BEGIN Source excerpt

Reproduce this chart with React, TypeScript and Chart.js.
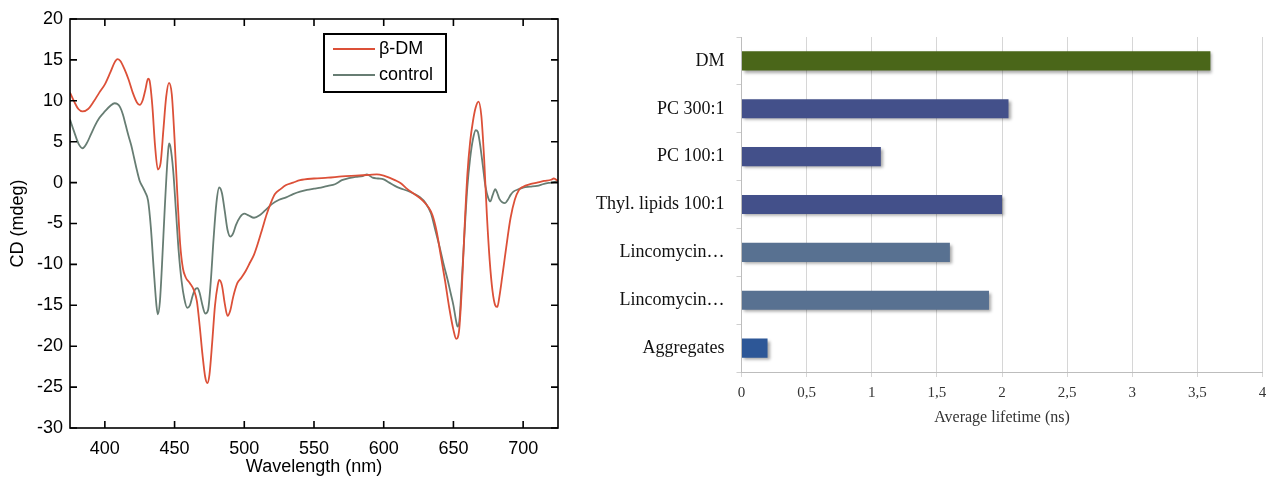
import React, { useEffect, useRef } from 'react';
import { Chart, registerables } from 'chart.js';

Chart.register(...registerables);

// ---------- Left chart: CD spectra ----------
const wavelengthDM = [
  375, 378, 381, 384, 388, 392, 396, 400, 404, 407, 409, 411, 414, 417, 420, 423, 425, 427, 429, 431,
  432, 434, 436, 438, 440, 442, 444, 446, 448, 450, 452, 454, 456, 458, 461, 464, 466, 468, 470, 472,
  473.5, 475, 477, 479, 481, 482, 484, 486, 488, 490, 492, 495, 498, 501, 504, 507, 510, 513, 516, 519,
  522, 526, 530, 535, 540, 550, 560, 570, 580, 590, 595, 600, 604, 608, 612, 617, 622, 628, 632, 635,
  638, 641, 644, 647, 650, 652, 654, 656, 658, 660, 662, 664, 666, 668, 670, 672, 674, 676, 678, 680,
  681.5, 683, 685, 687, 689, 691, 694, 697, 700, 705, 710, 715, 720, 722, 725,
];
const cdDM = [
  11.0, 9.9, 9.0, 8.7, 9.0, 9.9, 11.0, 12.0, 13.5, 14.7, 15.1, 14.9, 13.9, 12.6, 11.0, 9.8, 9.5, 10.0, 11.3, 12.7,
  12.5, 9.5, 4.5, 1.6, 2.4, 6.5, 10.5, 12.2, 10.8, 5.3, -1.5, -7.5, -10.5, -11.6, -12.3, -13.2, -14.5, -17.5, -21.0, -23.8,
  -24.5, -23.5, -19.5, -15.0, -12.5, -11.9, -12.6, -14.8, -16.3, -15.6, -14.0, -12.3, -11.6, -10.8, -9.8, -8.8, -7.3, -5.6, -3.9, -2.5,
  -1.4, -0.8, -0.3, 0.0, 0.3, 0.5, 0.6, 0.75, 0.85, 0.95, 1.0, 0.85, 0.6, 0.3, -0.05, -0.8, -1.4, -2.2, -3.0, -4.0,
  -6.0, -9.0, -12.0, -15.3, -18.0, -19.1, -18.2, -13.0, -5.5, 1.0, 5.0, 7.5, 9.2, 9.9, 8.2, 3.0, -4.0, -9.5, -13.2, -15.0,
  -15.2, -13.9, -11.5, -9.0, -6.5, -4.3, -2.1, -0.9, -0.5, -0.2, 0.0, 0.2, 0.35, 0.5, 0.2,
];

const wavelengthControl = [
  375, 378, 381, 384, 387, 390, 393, 396, 400, 404, 407, 409, 411, 413, 415, 417, 419, 421, 423, 425,
  427, 429, 431, 433, 435, 437, 438, 439.5, 441, 443, 445, 446, 447, 449, 451, 453, 455, 457, 459, 461,
  463, 465, 466.5, 468, 470, 472, 474, 476, 478, 480, 482, 484, 486, 488, 490, 492, 494, 497, 500, 503,
  507, 511, 515, 520, 525, 530, 535, 540, 545, 550, 555, 560, 565, 570, 575, 580, 585, 588, 592, 596,
  600, 604, 608, 612, 617, 622, 626, 630, 634, 637, 640, 643, 646, 648, 650, 652, 653, 654.5, 656, 658,
  660, 662, 664, 666, 667.5, 669, 671, 673, 675, 676.5, 678, 680, 681.5, 683, 685, 687, 689, 691, 693, 697,
  700, 705, 710, 715, 720, 725,
];
const cdControl = [
  7.7, 6.2, 4.8, 4.2, 4.8, 5.9, 7.0, 7.9, 8.7, 9.4, 9.7, 9.6, 9.2, 8.3, 7.0, 5.7, 4.5, 3.0, 1.5, 0.2,
  -0.5, -1.2, -2.2, -5.5, -10.5, -15.0, -16.1, -14.5, -10.0, -3.0, 3.0, 4.8, 4.4, 1.5, -3.5, -8.5, -12.0, -14.2, -15.3, -15.0,
  -13.8, -13.0, -12.9, -13.5, -15.0, -16.0, -15.6, -12.0, -6.8, -2.5, -0.6, -1.3, -3.5, -5.8, -6.6, -6.2, -5.2, -4.2, -3.8, -4.0,
  -4.3, -4.0, -3.4, -2.6, -2.1, -1.8, -1.4, -1.1, -0.9, -0.75, -0.6, -0.4, -0.2, 0.3, 0.55, 0.7, 0.8, 1.0, 0.6, 0.5,
  0.4, 0.0, -0.4, -0.7, -1.0, -1.4, -1.8, -2.5, -3.8, -5.8, -7.8, -10.0, -12.0, -13.5, -15.0, -17.0, -17.6, -16.5, -12.0, -6.0,
  -0.5, 3.0, 5.3, 6.4, 6.2, 4.8, 2.2, -0.5, -1.9, -2.3, -1.6, -0.8, -1.3, -2.0, -2.4, -2.5, -2.1, -1.5, -1.1, -0.8,
  -0.6, -0.5, -0.4, -0.15, 0.0, 0.15,
];

const cdTicks = [-30, -25, -20, -15, -10, -5, 0, 5, 10, 15, 20];
const wavelengthTicks = [400, 450, 500, 550, 600, 650, 700];
const seriesNames = ['\u03b2-DM', 'control'];

// ---------- Right chart: average lifetime ----------
const lifetimeCategories = ['DM', 'PC 300:1', 'PC 100:1', 'Thyl. lipids 100:1', 'Lincomycin\u2026', 'Lincomycin\u2026', 'Aggregates'];
const lifetimeValues = [3.6, 2.05, 1.07, 2.0, 1.6, 1.9, 0.2];
const lifetimeBarColors = ['#4a6619', '#43508a', '#43508a', '#43508a', '#587191', '#587191', '#2d5797'];

const RED = '#dc5038';
const GREY = '#677d73';

const framePlugin = {
  id: 'cdFrame',
  afterDraw(chart: any) {
    const { ctx, chartArea, scales } = chart;
    const { left, right, top, bottom } = chartArea;
    const x = scales.x;
    const y = scales.y;
    ctx.save();
    ctx.strokeStyle = '#000';
    ctx.lineWidth = 1.6;
    ctx.strokeRect(left, top, right - left, bottom - top);
    const tl = 7;
    ctx.beginPath();
    wavelengthTicks.forEach((v) => {
      const px = x.getPixelForValue(v);
      ctx.moveTo(px, bottom);
      ctx.lineTo(px, bottom - tl);
      ctx.moveTo(px, top);
      ctx.lineTo(px, top + tl);
    });
    cdTicks.forEach((v) => {
      const py = y.getPixelForValue(v);
      ctx.moveTo(left, py);
      ctx.lineTo(left + tl, py);
      ctx.moveTo(right, py);
      ctx.lineTo(right - tl, py);
    });
    ctx.stroke();

    // legend box
    const bx = left + 254;
    const by = top + 15;
    const bw = 122;
    const bh = 58;
    ctx.fillStyle = '#fff';
    ctx.fillRect(bx, by, bw, bh);
    ctx.lineWidth = 2;
    ctx.strokeRect(bx, by, bw, bh);
    const colors = [RED, GREY];
    ctx.font = '18px "Liberation Sans", Arial, sans-serif';
    ctx.textBaseline = 'middle';
    ctx.textAlign = 'left';
    seriesNames.forEach((name, i) => {
      const ly = by + 15 + i * 26;
      ctx.strokeStyle = colors[i];
      ctx.lineWidth = 1.8;
      ctx.beginPath();
      ctx.moveTo(bx + 9, ly);
      ctx.lineTo(bx + 51, ly);
      ctx.stroke();
      ctx.fillStyle = '#000';
      ctx.fillText(name, bx + 55, ly);
    });
    ctx.restore();
  },
};

const shadowPlugin = {
  id: 'barShadow',
  beforeDatasetDraw(chart: any) {
    const ctx = chart.ctx;
    ctx.save();
    ctx.shadowColor = 'rgba(0,0,0,0.35)';
    ctx.shadowBlur = 3;
    ctx.shadowOffsetX = 2;
    ctx.shadowOffsetY = 2;
  },
  afterDatasetDraw(chart: any) {
    chart.ctx.restore();
  },
};

function CDChart() {
  const ref = useRef<HTMLCanvasElement | null>(null);
  useEffect(() => {
    if (!ref.current) return;
    const sansFont = { family: '"Liberation Sans", Arial, sans-serif', size: 18 };
    const chart = new Chart(ref.current, {
      type: 'line',
      data: {
        datasets: [
          {
            label: seriesNames[0],
            data: wavelengthDM.map((w, i) => ({ x: w, y: cdDM[i] })),
            borderColor: RED,
            borderWidth: 1.8,
            pointRadius: 0,
            cubicInterpolationMode: 'monotone',
          },
          {
            label: seriesNames[1],
            data: wavelengthControl.map((w, i) => ({ x: w, y: cdControl[i] })),
            borderColor: GREY,
            borderWidth: 1.8,
            pointRadius: 0,
            cubicInterpolationMode: 'monotone',
          },
        ],
      },
      options: {
        animation: false,
        responsive: false,
        devicePixelRatio: 1,
        layout: { padding: { left: 0, right: 12, top: 19, bottom: 0 } },
        plugins: { legend: { display: false }, tooltip: { enabled: false } },
        scales: {
          x: {
            type: 'linear',
            min: 375,
            max: 725,
            afterBuildTicks: (s: any) => {
              s.ticks = wavelengthTicks.map((v) => ({ value: v }));
            },
            afterFit: (s: any) => {
              s.height = 50;
            },
            grid: { display: false, drawTicks: false },
            border: { display: false },
            ticks: { color: '#000', font: sansFont, padding: 10, maxRotation: 0, autoSkip: false },
            title: { display: true, text: 'Wavelength (nm)', color: '#000', font: sansFont, padding: { top: 0, bottom: 0 } },
          },
          y: {
            type: 'linear',
            min: -30,
            max: 20,
            afterBuildTicks: (s: any) => {
              s.ticks = cdTicks.map((v) => ({ value: v }));
            },
            afterFit: (s: any) => {
              s.width = 70;
            },
            grid: { display: false, drawTicks: false },
            border: { display: false },
            ticks: { color: '#000', font: sansFont, padding: 7, autoSkip: false },
            title: { display: true, text: 'CD (mdeg)', color: '#000', font: sansFont, padding: { top: 7, bottom: 0 } },
          },
        },
      },
      plugins: [framePlugin],
    } as any);
    return () => chart.destroy();
  }, []);
  return <canvas ref={ref} width={570} height={478} style={{ position: 'absolute', left: 0, top: 0 }} />;
}

function LifetimeChart() {
  const ref = useRef<HTMLCanvasElement | null>(null);
  useEffect(() => {
    if (!ref.current) return;
    const serif = '"Liberation Serif", "Times New Roman", serif';
    const chart = new Chart(ref.current, {
      type: 'bar',
      data: {
        labels: lifetimeCategories,
        datasets: [
          {
            label: 'Average lifetime (ns)',
            data: lifetimeValues,
            backgroundColor: lifetimeBarColors,
            barPercentage: 0.4,
            categoryPercentage: 1,
          },
        ],
      },
      options: {
        indexAxis: 'y',
        animation: false,
        responsive: false,
        devicePixelRatio: 1,
        layout: { autoPadding: false, padding: { left: 0, right: 5.5, top: 37, bottom: 0 } },
        plugins: { legend: { display: false }, tooltip: { enabled: false } },
        scales: {
          x: {
            min: 0,
            max: 4,
            ticks: {
              stepSize: 0.5,
              color: '#333',
              font: { family: serif, size: 15 },
              padding: 7,
              callback: (v: any) => String(v).replace('.', ','),
            },
            afterFit: (s: any) => {
              s.height = 106;
              s.paddingLeft = 0;
              s.paddingRight = 0;
            },
            grid: { color: '#d6d6d6', lineWidth: 1, tickLength: 5 },
            border: { display: true, color: '#bdbdbd' },
            title: {
              display: true,
              text: 'Average lifetime (ns)',
              color: '#333',
              font: { family: serif, size: 16 },
              padding: { top: 0, bottom: 51 },
            },
          },
          y: {
            afterFit: (s: any) => {
              s.width = 161.5;
            },
            grid: { offset: true, drawOnChartArea: false, tickLength: 5, color: '#cfcfcf' },
            border: { display: true, color: '#bdbdbd' },
            ticks: { color: '#111', font: { family: serif, size: 18 }, padding: 12, autoSkip: false },
          },
        },
      },
      plugins: [shadowPlugin],
    } as any);
    return () => chart.destroy();
  }, []);
  return <canvas ref={ref} width={688} height={478} style={{ position: 'absolute', left: 580, top: 0 }} />;
}

export default function App() {
  return (
    <div style={{ position: 'fixed', left: 0, top: 0, width: 1268, height: 478, background: '#fff', overflow: 'hidden' }}>
      <CDChart />
      <LifetimeChart />
    </div>
  );
}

END Source excerpt

**Set task:** Leave out any pictures and return exactly the lines from the beginning of the data through the line with "Chart.register(...registerables);", inclusive.

**Answer to the exercise:**
Reproduce this chart with React, TypeScript and Chart.js.
import React, { useEffect, useRef } from 'react';
import { Chart, registerables } from 'chart.js';

Chart.register(...registerables);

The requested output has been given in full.